┌──

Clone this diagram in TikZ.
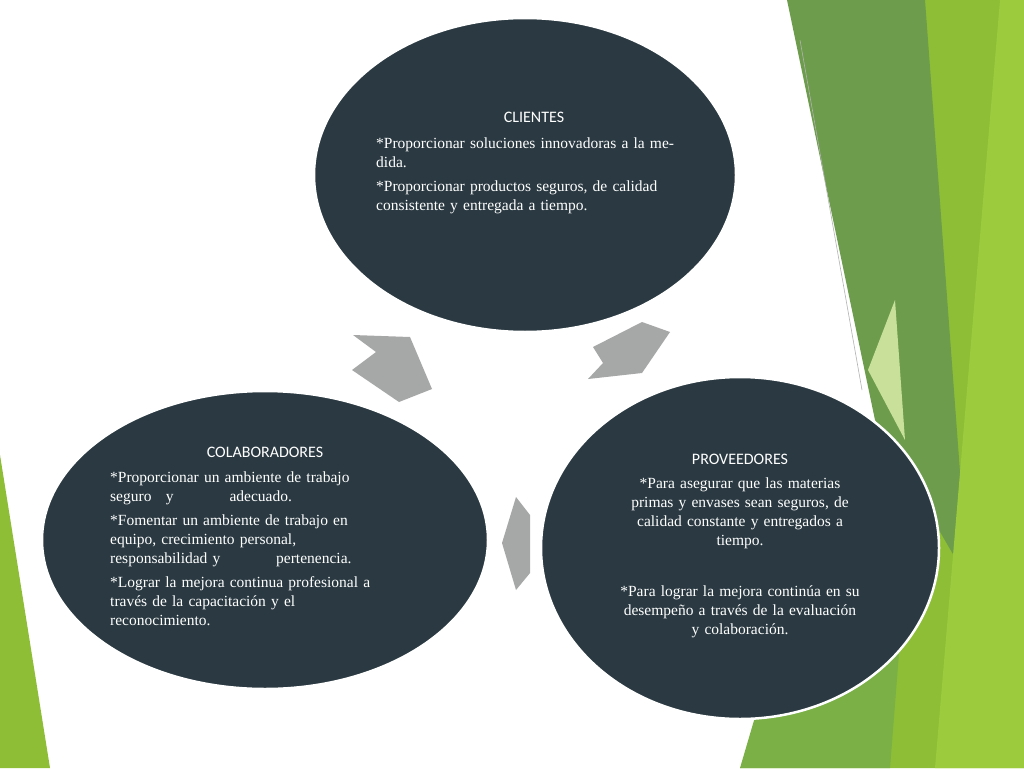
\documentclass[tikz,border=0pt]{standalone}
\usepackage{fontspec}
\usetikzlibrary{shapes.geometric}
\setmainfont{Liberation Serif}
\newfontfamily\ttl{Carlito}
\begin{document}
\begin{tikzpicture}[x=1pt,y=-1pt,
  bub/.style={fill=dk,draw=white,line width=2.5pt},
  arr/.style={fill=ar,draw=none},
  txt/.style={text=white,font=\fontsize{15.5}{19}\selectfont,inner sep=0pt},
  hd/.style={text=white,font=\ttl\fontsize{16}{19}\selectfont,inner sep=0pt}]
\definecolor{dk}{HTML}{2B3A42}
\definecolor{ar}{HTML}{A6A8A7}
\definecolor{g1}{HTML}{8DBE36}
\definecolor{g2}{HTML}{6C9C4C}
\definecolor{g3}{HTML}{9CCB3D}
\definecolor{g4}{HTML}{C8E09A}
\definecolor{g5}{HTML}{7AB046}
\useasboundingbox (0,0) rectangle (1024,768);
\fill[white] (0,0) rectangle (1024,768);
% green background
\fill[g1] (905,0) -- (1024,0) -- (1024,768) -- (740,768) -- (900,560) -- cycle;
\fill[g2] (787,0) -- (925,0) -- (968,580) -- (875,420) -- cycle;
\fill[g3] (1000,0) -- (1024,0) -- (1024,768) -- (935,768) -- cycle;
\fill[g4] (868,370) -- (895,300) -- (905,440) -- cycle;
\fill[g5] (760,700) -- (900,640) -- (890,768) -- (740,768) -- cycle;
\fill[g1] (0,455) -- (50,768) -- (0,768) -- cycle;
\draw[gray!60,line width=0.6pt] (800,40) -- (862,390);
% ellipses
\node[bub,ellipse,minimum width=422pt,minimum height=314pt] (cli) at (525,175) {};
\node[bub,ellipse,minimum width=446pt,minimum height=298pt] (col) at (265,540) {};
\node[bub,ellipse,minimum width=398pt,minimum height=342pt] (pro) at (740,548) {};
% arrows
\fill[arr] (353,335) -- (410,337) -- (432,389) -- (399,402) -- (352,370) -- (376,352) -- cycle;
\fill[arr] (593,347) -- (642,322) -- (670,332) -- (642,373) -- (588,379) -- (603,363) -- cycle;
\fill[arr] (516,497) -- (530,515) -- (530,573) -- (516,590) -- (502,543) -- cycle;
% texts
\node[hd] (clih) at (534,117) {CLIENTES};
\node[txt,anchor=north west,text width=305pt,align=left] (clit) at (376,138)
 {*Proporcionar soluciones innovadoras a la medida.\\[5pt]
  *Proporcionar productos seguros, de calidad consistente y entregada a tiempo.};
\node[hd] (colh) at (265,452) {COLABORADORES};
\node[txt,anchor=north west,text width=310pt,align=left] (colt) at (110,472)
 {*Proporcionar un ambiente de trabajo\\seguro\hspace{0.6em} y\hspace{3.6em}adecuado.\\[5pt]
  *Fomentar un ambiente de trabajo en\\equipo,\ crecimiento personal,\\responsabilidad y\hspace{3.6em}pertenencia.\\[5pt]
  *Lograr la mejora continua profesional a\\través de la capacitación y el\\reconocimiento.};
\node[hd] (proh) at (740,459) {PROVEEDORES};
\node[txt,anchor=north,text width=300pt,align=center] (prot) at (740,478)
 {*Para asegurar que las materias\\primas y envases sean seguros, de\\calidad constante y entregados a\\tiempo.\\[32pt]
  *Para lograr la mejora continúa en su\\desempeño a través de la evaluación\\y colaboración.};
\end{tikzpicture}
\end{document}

└──

TASK TO CARRY OUT :: Copy each line exactly, and leave the pictures out of your copy.

CORRECT ANSWER ::
Clone this diagram in TikZ.
\documentclass[tikz,border=0pt]{standalone}
\usepackage{fontspec}
\usetikzlibrary{shapes.geometric}
\setmainfont{Liberation Serif}
\newfontfamily\ttl{Carlito}
\begin{document}
\begin{tikzpicture}[x=1pt,y=-1pt,
  bub/.style={fill=dk,draw=white,line width=2.5pt},
  arr/.style={fill=ar,draw=none},
  txt/.style={text=white,font=\fontsize{15.5}{19}\selectfont,inner sep=0pt},
  hd/.style={text=white,font=\ttl\fontsize{16}{19}\selectfont,inner sep=0pt}]
\definecolor{dk}{HTML}{2B3A42}
\definecolor{ar}{HTML}{A6A8A7}
\definecolor{g1}{HTML}{8DBE36}
\definecolor{g2}{HTML}{6C9C4C}
\definecolor{g3}{HTML}{9CCB3D}
\definecolor{g4}{HTML}{C8E09A}
\definecolor{g5}{HTML}{7AB046}
\useasboundingbox (0,0) rectangle (1024,768);
\fill[white] (0,0) rectangle (1024,768);
% green background
\fill[g1] (905,0) -- (1024,0) -- (1024,768) -- (740,768) -- (900,560) -- cycle;
\fill[g2] (787,0) -- (925,0) -- (968,580) -- (875,420) -- cycle;
\fill[g3] (1000,0) -- (1024,0) -- (1024,768) -- (935,768) -- cycle;
\fill[g4] (868,370) -- (895,300) -- (905,440) -- cycle;
\fill[g5] (760,700) -- (900,640) -- (890,768) -- (740,768) -- cycle;
\fill[g1] (0,455) -- (50,768) -- (0,768) -- cycle;
\draw[gray!60,line width=0.6pt] (800,40) -- (862,390);
% ellipses
\node[bub,ellipse,minimum width=422pt,minimum height=314pt] (cli) at (525,175) {};
\node[bub,ellipse,minimum width=446pt,minimum height=298pt] (col) at (265,540) {};
\node[bub,ellipse,minimum width=398pt,minimum height=342pt] (pro) at (740,548) {};
% arrows
\fill[arr] (353,335) -- (410,337) -- (432,389) -- (399,402) -- (352,370) -- (376,352) -- cycle;
\fill[arr] (593,347) -- (642,322) -- (670,332) -- (642,373) -- (588,379) -- (603,363) -- cycle;
\fill[arr] (516,497) -- (530,515) -- (530,573) -- (516,590) -- (502,543) -- cycle;
% texts
\node[hd] (clih) at (534,117) {CLIENTES};
\node[txt,anchor=north west,text width=305pt,align=left] (clit) at (376,138)
 {*Proporcionar soluciones innovadoras a la medida.\\[5pt]
  *Proporcionar productos seguros, de calidad consistente y entregada a tiempo.};
\node[hd] (colh) at (265,452) {COLABORADORES};
\node[txt,anchor=north west,text width=310pt,align=left] (colt) at (110,472)
 {*Proporcionar un ambiente de trabajo\\seguro\hspace{0.6em} y\hspace{3.6em}adecuado.\\[5pt]
  *Fomentar un ambiente de trabajo en\\equipo,\ crecimiento personal,\\responsabilidad y\hspace{3.6em}pertenencia.\\[5pt]
  *Lograr la mejora continua profesional a\\través de la capacitación y el\\reconocimiento.};
\node[hd] (proh) at (740,459) {PROVEEDORES};
\node[txt,anchor=north,text width=300pt,align=center] (prot) at (740,478)
 {*Para asegurar que las materias\\primas y envases sean seguros, de\\calidad constante y entregados a\\tiempo.\\[32pt]
  *Para lograr la mejora continúa en su\\desempeño a través de la evaluación\\y colaboración.};
\end{tikzpicture}
\end{document}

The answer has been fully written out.